The vaccination of the Cousland herd seems to have been effective. There were no further sudden deaths in this herd.
The anthrax bacterium is normally found in the soil, and can be distributed by water runoff, wind or even biting insects. The deaths of animals to the east of Cousland’s farm, in Pilkington and Nichol, were never identified as anthrax, but such a diagnosis seems the likely explanation.
Sudden deaths there seemed to peter out over time, but it may be that Inspector Campbell and other veterinary men conducted a more extensive inoculation campaign than I have yet discovered.
This is also the earliest example of anthrax that I have seen identified in this area, though it undoubtedly was present here earlier in the 19th century.
The Provincial Agricultural Commission of 1881, whose report is the key document of agricultural history of its period, devoted only pages of a 550-page report to animal diseases.

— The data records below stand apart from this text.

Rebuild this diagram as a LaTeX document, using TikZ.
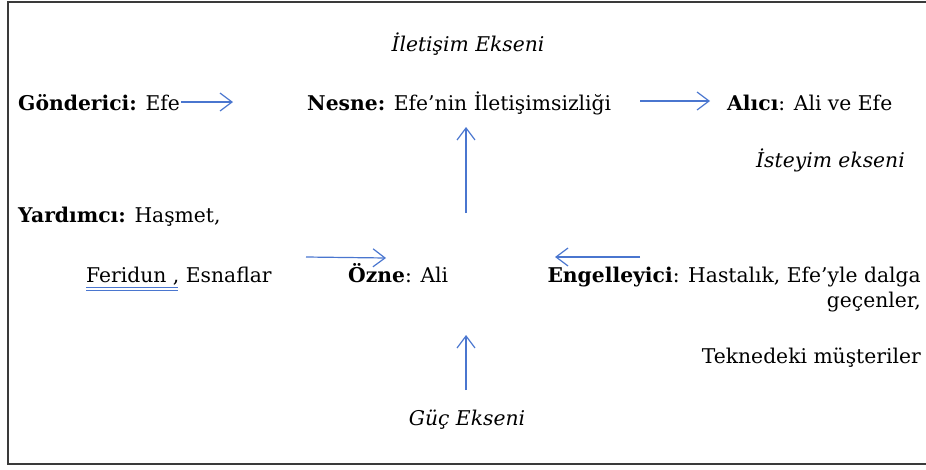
\documentclass[tikz,border=0pt]{standalone}
\usepackage{fontspec}
\setmainfont{DejaVu Serif}
\usepackage{tikz}
\usetikzlibrary{arrows.meta}
\definecolor{akblue}{HTML}{4A76CF}
\definecolor{akframe}{HTML}{3A3A3A}
\tikzset{
  akrole/.style={inner sep=0pt,font=\fontsize{20.3}{25}\selectfont},
  akaxis/.style={akrole,font=\fontsize{20.3}{25}\selectfont\itshape},
  flow/.style={-{Straight Barb[length=12pt,width=18pt,line width=1.2pt]},line width=1.2pt,draw=akblue}
}
\begin{document}
\begin{tikzpicture}[x=1pt,y=-1pt]
  \useasboundingbox (0,0) rectangle (926,469);
  \draw[akframe,line width=1.6pt] (926,2) -- (8,2) -- (8,464) -- (926,464);
  % eksenler
  \node[akaxis,anchor=base] (iletisim) at (468,51) {İletişim Ekseni};
  \node[akaxis,anchor=base east] (isteyim) at (905,167) {İsteyim ekseni};
  \node[akaxis,anchor=base] (guc) at (467,425) {Güç Ekseni};
  % eyleyenler
  \node[akrole,anchor=base west] (gonderici) at (18,110) {\textbf{Gönderici:} Efe};
  \node[akrole,anchor=base west] (nesne) at (307,110) {\textbf{Nesne:} Efe’nin İletişimsizliği};
  \node[akrole,anchor=base west] (alici) at (727,110) {\textbf{Alıcı}: Ali ve Efe};
  \node[akrole,anchor=base west] (yardimci) at (18,222) {\textbf{Yardımcı:} Haşmet,};
  \node[akrole,anchor=base west] (feridun) at (86,282) {Feridun , Esnaflar};
  \node[akrole,anchor=base west] (ozne) at (348,282) {\textbf{Özne}: Ali};
  \node[akrole,anchor=base east] (engel) at (921,282) {\textbf{Engelleyici}: Hastalık, Efe’yle dalga};
  \node[akrole,anchor=base east] (gecenler) at (921,307) {geçenler,};
  \node[akrole,anchor=base east] (tekne) at (921,363) {Teknedeki müşteriler};
  % ok uçları
  \coordinate (g1) at (181,102); \coordinate (g2) at (233,102);
  \coordinate (n1) at (640,101); \coordinate (n2) at (710,101);
  \coordinate (u1) at (466,213); \coordinate (u2) at (466,127);
  \coordinate (y1) at (306,257); \coordinate (y2) at (386,258);
  \coordinate (e1) at (640,257); \coordinate (e2) at (555,257);
  \coordinate (d1) at (466,390); \coordinate (d2) at (466,335);
  \draw[flow] (g1) -- (g2);
  \draw[flow] (n1) -- (n2);
  \draw[flow] (u1) -- (u2);
  \draw[flow] (y1) -- (y2);
  \draw[flow] (e1) -- (e2);
  \draw[flow] (d1) -- (d2);
  % imla altı çizgisi
  \draw[akblue,line width=0.8pt] (86,287) -- (178,287) (86,290) -- (178,290);
\end{tikzpicture}
\end{document}
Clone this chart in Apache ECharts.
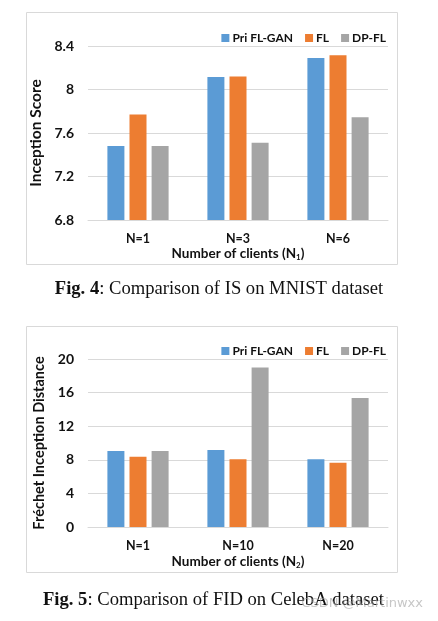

It makes the extraordinary claim that Ontario herds and horses were largely disease-free, with the exception of occasional cases of tuberculosis, glanders (a contagious lymphatic disease), and problems resulting from excessive inbreeding. There is no mention of anthrax in the report.
A few days ago I had the opportunity to discuss this interesting case with my friend Dean Percy, who spent his career in the field of veterinary medicine. I thought it strange that the veterinarians brought in by Goetz in the late 1890s failed to diagnose the disease.
Mr. Percy explained that rigorous training of veterinarians dates only to the 1920s and after. It is unlikely that the veterinarians of the 1890s, with their brief and rudimentary educational qualifications, performed post mortem internal examinations, and if they did, their meagre knowledge would not provide them the skills to interpret the evidence.
The dead animals might have shown signs that would suggest arsenic poisoning, but the swollen condition of the spleen resulting from anthrax is produced by no other ailment. As well, the anthrax bacillus is a large one and easy to identify, as in fact was done by Campbell’s associate and confirmed by the Ottawa laboratory.
While most, if not all, of the cattle in the herds of Goetz and Cousland were exposed to anthrax, only a few animals succumbed. These were probably cattle with other problems that made them susceptible to the anthrax bacillus; healthy animals can frequently fend off the disease.
Anthrax can remain dormant in the soil for years, even decades. Active cases for the past couple of generations have been rare and isolated in Wellington County. Most veterinarians can now go through their careers without seeing a case.
The fact that anthrax is now seldom encountered caused much of the alarm recently with anthrax-laden letters. I have described the Cousland case to people who are astonished that anthrax existed a hundred years ago – they assume it is some new horror developed by terrorists.
I have little doubt that, over time, I will discover further information about the Goetz and Cousland cases, and others in the county.
The story illustrates well the tremendous advances made in the field of veterinary medicine in the 20th century, and the impact this has made on the practice of agriculture. But that is a story for another time.